During the public listening sessions from the post-George Floyd review, they got a lot of good questions from the public—and some vented about police brutality. But the sessions also gave faculty a chance to educate the public about how progressive the program already is. 

“We got a lot of ‘You should teach people how to communicate with people with mental illness,’ ‘You should teach people the history of policing in the United States,’ ‘You should be teaching people how to interact with people who have experienced trauma.’ And many times when that started coming up, we’d say, ‘We do that in this course and this course,’” Nelson says. “It showed us we need to do different descriptions on some of the courses.” 
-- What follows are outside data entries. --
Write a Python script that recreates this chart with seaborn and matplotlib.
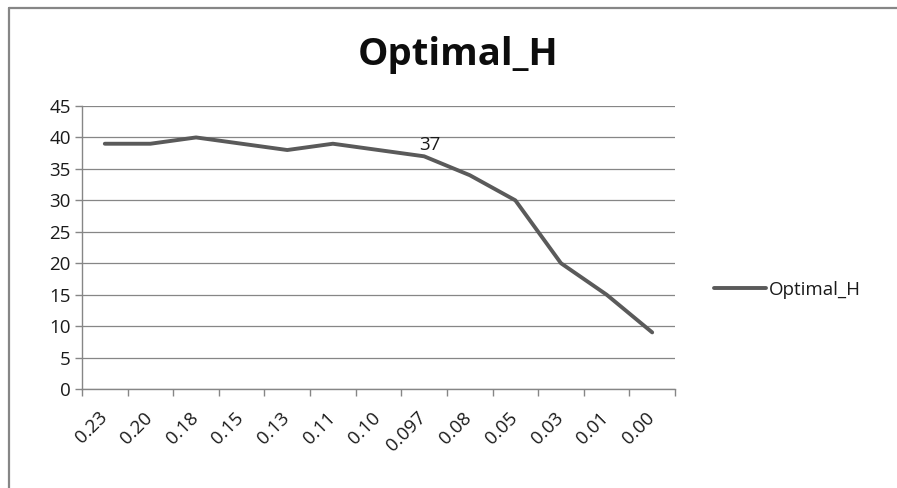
import matplotlib
matplotlib.use("Agg")
import matplotlib.pyplot as plt
import matplotlib.transforms as mtransforms
import seaborn as sns
import pandas as pd
import numpy as np
from matplotlib.lines import Line2D

categories = ["0.23", "0.20", "0.18", "0.15", "0.13", "0.11", "0.10", "0.097",
              "0.08", "0.05", "0.03", "0.01", "0.00"]
optimal_h = [39, 39, 40, 39, 38, 39, 38, 37, 34, 30, 20, 15, 9]
yticks = [0, 5, 10, 15, 20, 25, 30, 35, 40, 45]

sns.set_style("white")
plt.rcParams['font.family'] = ['Open Sans', 'DejaVu Sans']

df = pd.DataFrame({"pos": np.arange(len(categories)), "Optimal_H": optimal_h})

W, H = 897, 488
fig = plt.figure(figsize=(W / 100, H / 100), dpi=100)
ax = fig.add_axes([82 / W, 1 - 389 / H, (675 - 82) / W, (389 - 106) / H])

line_color = "#5a5a5a"
grid_color = "#868686"
fs = 13.5
sns.lineplot(data=df, x="pos", y="Optimal_H", ax=ax, color=line_color,
             linewidth=2.8, label="Optimal_H", solid_capstyle="round")

ax.set_xlim(-0.5, len(categories) - 0.5)
ax.set_ylim(0, 45)
ax.set_yticks(yticks)
ax.set_yticklabels([str(v) for v in yticks], fontsize=fs, color="#1a1a1a")
ax.set_xticks(np.arange(len(categories)))
ax.set_xticklabels(categories, rotation=45, fontsize=fs, ha="right",
                   rotation_mode="anchor", color="#1a1a1a")
ax.set_xticks(np.arange(-0.5, len(categories)), minor=True)
ax.tick_params(axis="x", which="major", bottom=False, length=0, pad=14)
ax.tick_params(axis="x", which="minor", bottom=True, length=5, color=grid_color,
               width=1, direction="out")
ax.tick_params(axis="y", which="major", left=True, length=5, color=grid_color,
               width=1, direction="out", pad=3)
offset = mtransforms.ScaledTranslation(-7 / 100, 0, fig.dpi_scale_trans)
for t in ax.get_xticklabels():
    t.set_transform(t.get_transform() + offset)
ax.set_xlabel("")
ax.set_ylabel("")
ax.grid(axis="y", color=grid_color, linewidth=0.9)
ax.set_axisbelow(True)
for s in ["top", "right"]:
    ax.spines[s].set_visible(False)
for s in ["left", "bottom"]:
    ax.spines[s].set_color(grid_color)
    ax.spines[s].set_linewidth(1)

ax.annotate(str(optimal_h[7]), xy=(7, optimal_h[7]), xytext=(4, 2),
            textcoords="offset points", ha="center", va="bottom", fontsize=fs,
            color="#1a1a1a")

leg = ax.legend(loc="center left", bbox_to_anchor=(1.038, 0.35), frameon=False,
                fontsize=fs, handlelength=2.75, handletextpad=0.15)
for t in leg.get_texts():
    t.set_color("#1a1a1a")

fig.text(458 / W, 1 - 55 / H, "Optimal_H", ha="center", va="center",
         fontsize=27.5, fontweight="bold", color="#0d0d0d")

x0, y0 = 9 / W, 1 - 8 / H
fig.lines.append(Line2D([x0, x0], [0, y0], transform=fig.transFigure,
                        color="#868686", linewidth=1.6))
fig.lines.append(Line2D([x0, 1], [y0, y0], transform=fig.transFigure,
                        color="#868686", linewidth=1.6))

fig.savefig("out.png", dpi=100)
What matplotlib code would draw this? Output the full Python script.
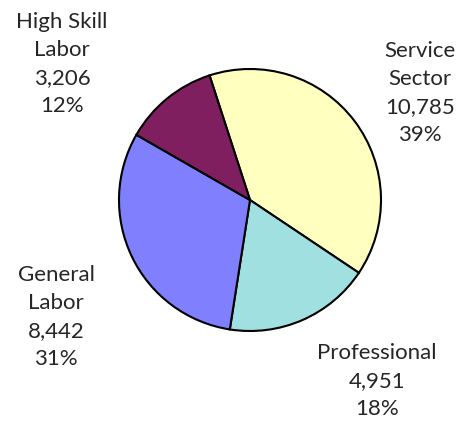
import matplotlib.pyplot as plt

# Workforce by sector
sectors = ['Service\nSector', 'Professional', 'General\nLabor', 'High Skill\nLabor']
counts = [10785, 4951, 8442, 3206]
colors = ['#FFFFC0', '#A0E0E0', '#8080FF', '#7F1F5F']

# label anchor points (x, y from top) in pixels
label_pos = [(420, 93), (377, 381), (56, 317), (62, 64)]

W, H = 471, 424
fig = plt.figure(figsize=(W / 100, H / 100), dpi=100)
ax = fig.add_axes([0, 0, 1, 1])
ax.set_xlim(0, W)
ax.set_ylim(0, H)
ax.set_aspect('equal')
ax.axis('off')

ax.pie(counts, colors=colors, startangle=108, counterclock=False,
       center=(250, H - 200), radius=131,
       wedgeprops=dict(edgecolor='black', linewidth=1.5))
ax.set_xlim(0, W)
ax.set_ylim(0, H)

total = sum(counts)
for name, n, (x, y) in zip(sectors, counts, label_pos):
    txt = f'{name}\n{n:,}\n{round(100 * n / total)}%'
    ax.text(x, H - y, txt, ha='center', va='center', fontsize=16,
            family='Lato', color='#262626', linespacing=1.5)

fig.savefig('out.png', dpi=100)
Lafata has recently authored a textbook for use in his Law Enforcement and Human Behavior course that addresses topics such as de-escalation, stress, and serving those living with mental illness and suffering from trauma. 

Some things are beyond a university law enforcement program’s control, such as the varying degrees of training required to work as a licensed peace officer. Minnesota requires a 2- or 4-year degree plus the 8-week skills training. (Minnesota State contracts with Hibbing Community College to offer the state-mandated skills training course to its law enforcement program students.) Some states, such as California and Michigan, have similar education requirements but more stringent training standards. Others, such as Arkansas, require very little education and training. 

Bad apples … 

Law enforcement occasionally attracts people who shouldn’t be there. And it’s nearly impossible to weed out all of the people with temperaments ill-suited to enforcing laws and carrying guns. 

Both Lafata and Nelson said the vast majority of students in the law enforcement program have bright futures. But law enforcement in general still has a problem in that it attracts a certain element that enjoys the “warrior” aspects of the job. There is, in fact, a popular training model called “Warrior Training,” which emphasizes personal safety over community safety and trains officers to treat every call as a potentially deadly encounter. 

Modern policing, Lafata says, requires a much more nuanced and highly trained individual. 

“The challenge becomes: How do we get officers to see the job as the profession they want it to be, and a job that requires a true Renaissance person that has the emotional maturity to flip on the switch and be a warrior one minute, a counselor the next, turn the dial and be a caretaker, turn the dial and take care of the little old lady who might have been financially abused by her family. If the job is just about using force, then you’re not going to take those other types of calls seriously.” 

While not a cure-all, the new changes should help. And the quick action to respond to the George Floyd killing has students glad they chose Minnesota State Mankato. 

“It definitely made me proud of my decision,” says Wax. “For our program to realize there’s an issue and publicly come out and say they’re willing to change and wanting to change, it made me really happy with my decision.” 

Student Jack Breitbach agreed. 

“It’s reassuring that I chose a school that takes pride in its students and cares about what they’re learning on campus, but also about leading them into a great career,” Breitbach said. “It’s reassuring that my professors are looking out for us.”